Why Don’t The Orioles Improve?

Are there no holes in Baltimore? The team was an unforeseen runner-up in the 2012 AL East, giving the New York Yankees a run for their money until the final series of the season.

After winning the first ever one-game wild card playoff match against the Texas Rangers, the Orioles returned to the postseason for the first time since 1997.

It was a very good year for Baltimore. But the 2012 offseason has been unpredictably sleepy, leaving fans wondering if the team’s resting on its 2012 laurels as it works toward a later window.

Other than re-sign (backup) Nate McLouth and trade (backup) Robert Andino for (minor leaguer) Trayvon Robinson, the Orioles have left well enough alone.

Perhaps their best offseason move was declining an $11.5 million payday to Mark Reynolds, the loveable sage of Ks. While Reynolds provided a much-needed burst of energy at the end of 2012, his services aren’t worth the price tag. Reynolds, in a nutshell, is periodic mashing with prodigious strikeout numbers. But the Reynolds move does create the need to find some offense this offseason.

The 2012 Orioles were called lucky by some, winning 93 games but barely scoring more runs than were scored against them: 712/705. Their 712 runs scored was the second worst in the division, only besting Tampa Bay.

The franchise has been associated with a few high-flying acts of this offseason, primarily Josh Hamilton and Adam LaRoche, yet they’ve failed to sign any free agents of consequence (sorry Nate).

The holes offensively are the first base and DH spots.

Chris Davis and Wilson Betemit are interchangeably first base and DH at the moment. While Chris Davis still has some good pop, he’s a below average defensive 1B (-3.2 UZR/150).
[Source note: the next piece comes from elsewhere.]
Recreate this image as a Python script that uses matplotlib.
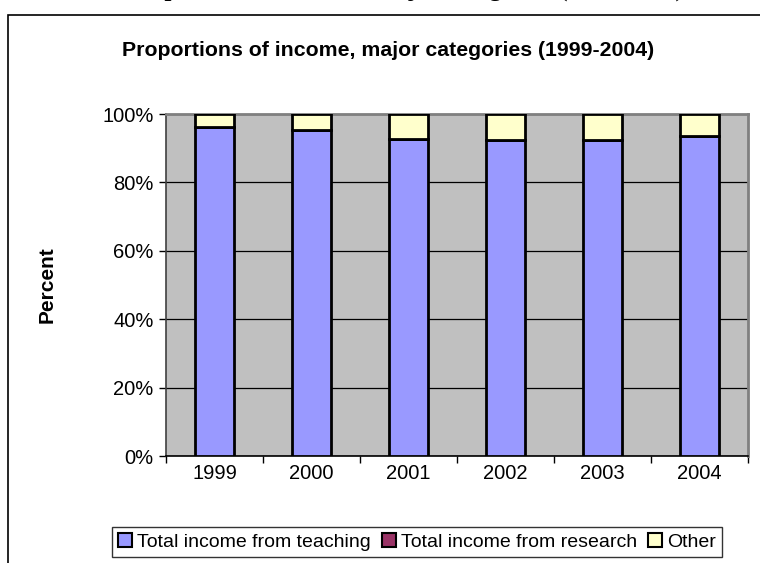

Betemit is an above average defensive 1B (5.7 UZR/150) but lacks the bat that an AL East contender desires at 1B. Ultimately, Betemit is a better utility player than 1B or DH.

That being said, the Orioles would be well served to pick up an additional bat. Adam LaRoche is an above average 1B glove (5.7 UZR/150) and an above average bat (33 homers, 100 RBIs last season…which is above average for his career). The free agent DH stockpile is full of guys that the O’s have already tried (Nick Johnson, Luke Scott, Jim Thome). Travis Hafner is a serious injury concern and Hideki Matsui up and retired.

With options running out, LaRoche seems to be the free agency slam dunk the Orioles are looking for.

Or perhaps the Orioles don’t see themselves as lucky in 2012. Perhaps they aren’t interested in filling any holes. They’ve got their 2012 team back (almost) completely intact and 2012 was good to the Baltimore Orioles. But the facts do remain…it’s not often that at team can tow the bottom of the division in runs scored and make the playoffs.